EXERCISE TASK
Leave out the pictures and repeat the rest of the material exactly.

#### DATA PROVIDED

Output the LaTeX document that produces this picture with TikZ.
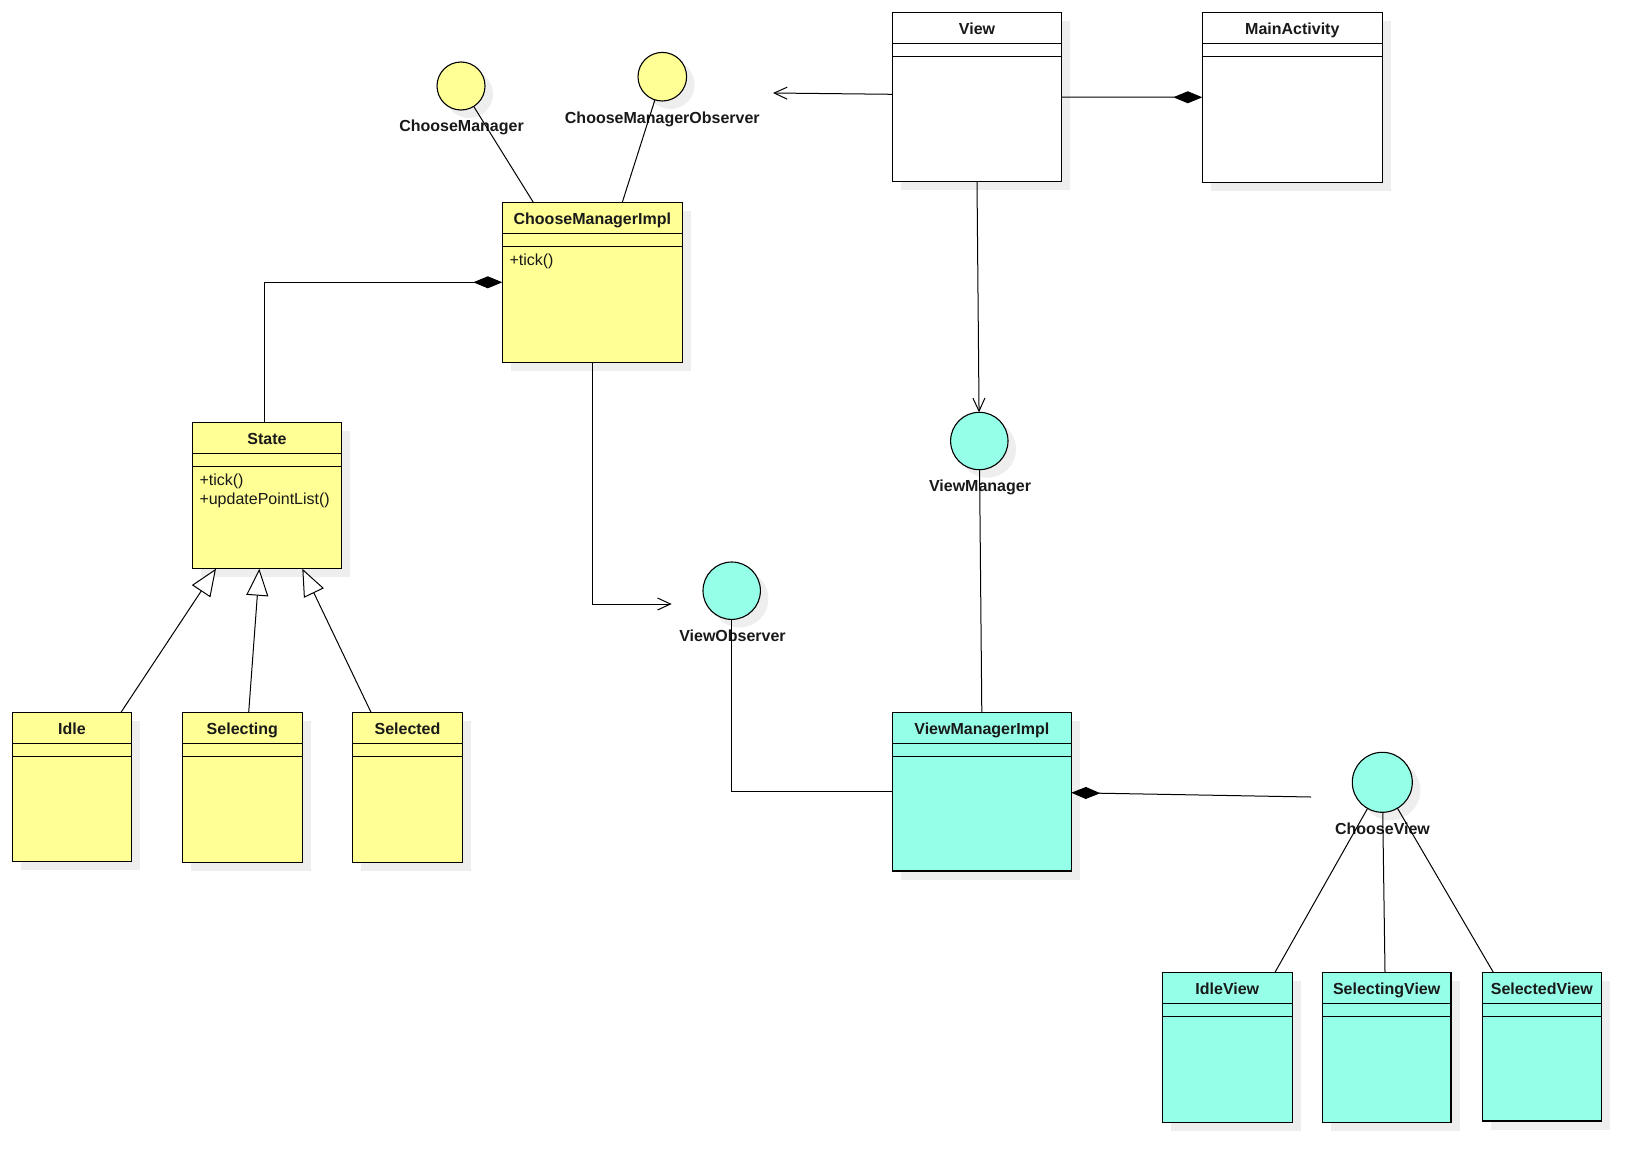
\documentclass[tikz,border=0pt]{standalone}
\usepackage{fontspec}
\setmainfont{Liberation Sans}
\usetikzlibrary{arrows.meta,calc}
\definecolor{umlyellow}{RGB}{255,255,150}
\definecolor{umlcyan}{RGB}{150,255,232}
\definecolor{shadowgray}{RGB}{238,238,238}
\definecolor{inkc}{RGB}{25,25,25}
\tikzset{
  classbox/.style={draw=black, line width=1.1pt, rectangle, inner sep=0pt, outer sep=0pt, anchor=north west},
  ifacecircle/.style={draw=black, line width=1.1pt, circle, inner sep=0pt, outer sep=0pt},
  titletext/.style={font=\fontsize{16}{19}\selectfont\bfseries, text=inkc, inner sep=0pt, anchor=base},
  methodtext/.style={font=\fontsize{16}{19}\selectfont, text=inkc, inner sep=0pt, anchor=base west},
  conn/.style={draw=black, line width=1pt},
  openarrow/.style={-{Straight Barb[length=13pt,width=12pt,line width=1pt]}},
  compo/.style={-{Diamond[length=29pt,width=12pt]}},
  compostart/.style={{Diamond[length=29pt,width=12pt]}-},
  generaliz/.style={-{Triangle[open,fill=white,length=27pt,width=22pt,line width=1pt]}},
}
\newcommand{\UMLclass}[7]{%
  \fill[shadowgray] (#3+8.5,#4+8.5) rectangle ++(#5,#6);
  \node[classbox, fill=#2, minimum width=#5pt, minimum height=#6pt] (#1) at (#3,#4) {};
  \draw[line width=1.1pt] ($(#1.north west)+(0,31)$) -- ($(#1.north east)+(0,31)$);
  \draw[line width=1.1pt] ($(#1.north west)+(0,44)$) -- ($(#1.north east)+(0,44)$);
  \node[titletext] (#1-title) at ($(#1.north)+(0,22.5)$) {#7};
}
\newcommand{\UMLiface}[5]{%
  \fill[shadowgray] (#3+8,#4+8) circle (#5);
  \node[ifacecircle, fill=#2, minimum size=2*#5 pt] (#1) at (#3,#4) {};
}
\begin{document}
\begin{tikzpicture}[x=1pt,y=-1pt]
\useasboundingbox[fill=white] (0,0) rectangle (1651,1172);

% classes
\UMLclass{view}{white}{892.3}{12.3}{169.4}{169.4}{View}
\UMLclass{main}{white}{1202.3}{12.3}{180}{170}{MainActivity}
\UMLclass{cmi}{umlyellow}{502.3}{202.3}{180}{160}{ChooseManagerImpl}
\UMLclass{state}{umlyellow}{192.3}{422.3}{149.4}{146.4}{State}
\UMLclass{idle}{umlyellow}{12.3}{712.3}{119.4}{149.4}{Idle}
\UMLclass{selecting}{umlyellow}{182.3}{712.3}{120}{150}{Selecting}
\UMLclass{selected}{umlyellow}{352.3}{712.3}{110.4}{150}{Selected}
\UMLclass{vmi}{umlcyan}{892.3}{712.3}{179}{158.7}{ViewManagerImpl}
\UMLclass{idleview}{umlcyan}{1162.3}{972.3}{130}{150}{IdleView}
\UMLclass{selectingview}{umlcyan}{1322.3}{972.3}{128.7}{150}{SelectingView}
\UMLclass{selectedview}{umlcyan}{1482.3}{972.3}{119}{148.7}{SelectedView}

% methods
\node[methodtext] (cmitick) at ($(cmi.north west)+(7,63)$) {+tick()};
\node[methodtext] (statetick) at ($(state.north west)+(7,63)$) {+tick()};
\node[methodtext] (stateupd) at ($(state.north west)+(7,82)$) {+updatePointList()};

% interfaces
\UMLiface{cm}{umlyellow}{461}{86}{24}
\UMLiface{cmo}{umlyellow}{662.3}{76.7}{24.3}
\UMLiface{vm}{umlcyan}{979.3}{441}{28.7}
\UMLiface{vo}{umlcyan}{731.7}{590.7}{28.7}
\UMLiface{cv}{umlcyan}{1382.3}{782.3}{30}

\node[titletext] (cmlabel) at (461.5,131) {ChooseManager};
\node[titletext] (cmolabel) at (662.3,123.7) {ChooseManagerObserver};
\node[titletext] (vmlabel) at (980,491.7) {ViewManager};
\node[titletext] (volabel) at (732.5,641.7) {ViewObserver};
\node[titletext] (cvlabel) at (1382.5,834.3) {ChooseView};

% free ends
\coordinate (viewarrowend) at (773,93);
\coordinate (cvend) at (1311,797);
\coordinate (voarrowend) at (671.7,604);

% connectors
\draw[conn, openarrow] ($(view.north west)+(0,82)$) -- (viewarrowend);
\draw[conn, compo] (view.east) -- (main.west);
\draw[conn, openarrow] (view.south) -- (vm);
\draw[conn] (vm) -- (vmi.north);
\draw[conn] (vo.south) |- ($(vmi.north west)+(0,79)$);
\draw[conn, compostart] ($(vmi.north east)+(0,80.4)$) -- (cvend);
\draw[conn] (cv) -- ($(idleview.north west)+(112.7,0)$);
\draw[conn] (cv) -- ($(selectingview.north west)+(62.7,0)$);
\draw[conn] (cv) -- ($(selectedview.north west)+(11,0)$);
\draw[conn] (cm) -- ($(cmi.north west)+(31,0)$);
\draw[conn] (cmo) -- ($(cmi.north west)+(120,0)$);
\draw[conn, compo] ($(state.north west)+(72.5,0)$) |- ($(cmi.north west)+(0,80)$);
\draw[conn, openarrow] (cmi.south) |- (voarrowend);
\draw[conn, generaliz] ($(idle.north west)+(108.7,0)$) -- ($(state.south west)+(23.7,0)$);
\draw[conn, generaliz] ($(selecting.north west)+(66.4,0)$) -- ($(state.south west)+(67,0)$);
\draw[conn, generaliz] ($(selected.north west)+(18.7,0)$) -- ($(state.south west)+(110,0)$);
\end{tikzpicture}
\end{document}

########

WRITTEN SOLUTION
Output the LaTeX document that produces this picture with TikZ.
\documentclass[tikz,border=0pt]{standalone}
\usepackage{fontspec}
\setmainfont{Liberation Sans}
\usetikzlibrary{arrows.meta,calc}
\definecolor{umlyellow}{RGB}{255,255,150}
\definecolor{umlcyan}{RGB}{150,255,232}
\definecolor{shadowgray}{RGB}{238,238,238}
\definecolor{inkc}{RGB}{25,25,25}
\tikzset{
  classbox/.style={draw=black, line width=1.1pt, rectangle, inner sep=0pt, outer sep=0pt, anchor=north west},
  ifacecircle/.style={draw=black, line width=1.1pt, circle, inner sep=0pt, outer sep=0pt},
  titletext/.style={font=\fontsize{16}{19}\selectfont\bfseries, text=inkc, inner sep=0pt, anchor=base},
  methodtext/.style={font=\fontsize{16}{19}\selectfont, text=inkc, inner sep=0pt, anchor=base west},
  conn/.style={draw=black, line width=1pt},
  openarrow/.style={-{Straight Barb[length=13pt,width=12pt,line width=1pt]}},
  compo/.style={-{Diamond[length=29pt,width=12pt]}},
  compostart/.style={{Diamond[length=29pt,width=12pt]}-},
  generaliz/.style={-{Triangle[open,fill=white,length=27pt,width=22pt,line width=1pt]}},
}
\newcommand{\UMLclass}[7]{%
  \fill[shadowgray] (#3+8.5,#4+8.5) rectangle ++(#5,#6);
  \node[classbox, fill=#2, minimum width=#5pt, minimum height=#6pt] (#1) at (#3,#4) {};
  \draw[line width=1.1pt] ($(#1.north west)+(0,31)$) -- ($(#1.north east)+(0,31)$);
  \draw[line width=1.1pt] ($(#1.north west)+(0,44)$) -- ($(#1.north east)+(0,44)$);
  \node[titletext] (#1-title) at ($(#1.north)+(0,22.5)$) {#7};
}
\newcommand{\UMLiface}[5]{%
  \fill[shadowgray] (#3+8,#4+8) circle (#5);
  \node[ifacecircle, fill=#2, minimum size=2*#5 pt] (#1) at (#3,#4) {};
}
\begin{document}
\begin{tikzpicture}[x=1pt,y=-1pt]
\useasboundingbox[fill=white] (0,0) rectangle (1651,1172);

% classes
\UMLclass{view}{white}{892.3}{12.3}{169.4}{169.4}{View}
\UMLclass{main}{white}{1202.3}{12.3}{180}{170}{MainActivity}
\UMLclass{cmi}{umlyellow}{502.3}{202.3}{180}{160}{ChooseManagerImpl}
\UMLclass{state}{umlyellow}{192.3}{422.3}{149.4}{146.4}{State}
\UMLclass{idle}{umlyellow}{12.3}{712.3}{119.4}{149.4}{Idle}
\UMLclass{selecting}{umlyellow}{182.3}{712.3}{120}{150}{Selecting}
\UMLclass{selected}{umlyellow}{352.3}{712.3}{110.4}{150}{Selected}
\UMLclass{vmi}{umlcyan}{892.3}{712.3}{179}{158.7}{ViewManagerImpl}
\UMLclass{idleview}{umlcyan}{1162.3}{972.3}{130}{150}{IdleView}
\UMLclass{selectingview}{umlcyan}{1322.3}{972.3}{128.7}{150}{SelectingView}
\UMLclass{selectedview}{umlcyan}{1482.3}{972.3}{119}{148.7}{SelectedView}

% methods
\node[methodtext] (cmitick) at ($(cmi.north west)+(7,63)$) {+tick()};
\node[methodtext] (statetick) at ($(state.north west)+(7,63)$) {+tick()};
\node[methodtext] (stateupd) at ($(state.north west)+(7,82)$) {+updatePointList()};

% interfaces
\UMLiface{cm}{umlyellow}{461}{86}{24}
\UMLiface{cmo}{umlyellow}{662.3}{76.7}{24.3}
\UMLiface{vm}{umlcyan}{979.3}{441}{28.7}
\UMLiface{vo}{umlcyan}{731.7}{590.7}{28.7}
\UMLiface{cv}{umlcyan}{1382.3}{782.3}{30}

\node[titletext] (cmlabel) at (461.5,131) {ChooseManager};
\node[titletext] (cmolabel) at (662.3,123.7) {ChooseManagerObserver};
\node[titletext] (vmlabel) at (980,491.7) {ViewManager};
\node[titletext] (volabel) at (732.5,641.7) {ViewObserver};
\node[titletext] (cvlabel) at (1382.5,834.3) {ChooseView};

% free ends
\coordinate (viewarrowend) at (773,93);
\coordinate (cvend) at (1311,797);
\coordinate (voarrowend) at (671.7,604);

% connectors
\draw[conn, openarrow] ($(view.north west)+(0,82)$) -- (viewarrowend);
\draw[conn, compo] (view.east) -- (main.west);
\draw[conn, openarrow] (view.south) -- (vm);
\draw[conn] (vm) -- (vmi.north);
\draw[conn] (vo.south) |- ($(vmi.north west)+(0,79)$);
\draw[conn, compostart] ($(vmi.north east)+(0,80.4)$) -- (cvend);
\draw[conn] (cv) -- ($(idleview.north west)+(112.7,0)$);
\draw[conn] (cv) -- ($(selectingview.north west)+(62.7,0)$);
\draw[conn] (cv) -- ($(selectedview.north west)+(11,0)$);
\draw[conn] (cm) -- ($(cmi.north west)+(31,0)$);
\draw[conn] (cmo) -- ($(cmi.north west)+(120,0)$);
\draw[conn, compo] ($(state.north west)+(72.5,0)$) |- ($(cmi.north west)+(0,80)$);
\draw[conn, openarrow] (cmi.south) |- (voarrowend);
\draw[conn, generaliz] ($(idle.north west)+(108.7,0)$) -- ($(state.south west)+(23.7,0)$);
\draw[conn, generaliz] ($(selecting.north west)+(66.4,0)$) -- ($(state.south west)+(67,0)$);
\draw[conn, generaliz] ($(selected.north west)+(18.7,0)$) -- ($(state.south west)+(110,0)$);
\end{tikzpicture}
\end{document}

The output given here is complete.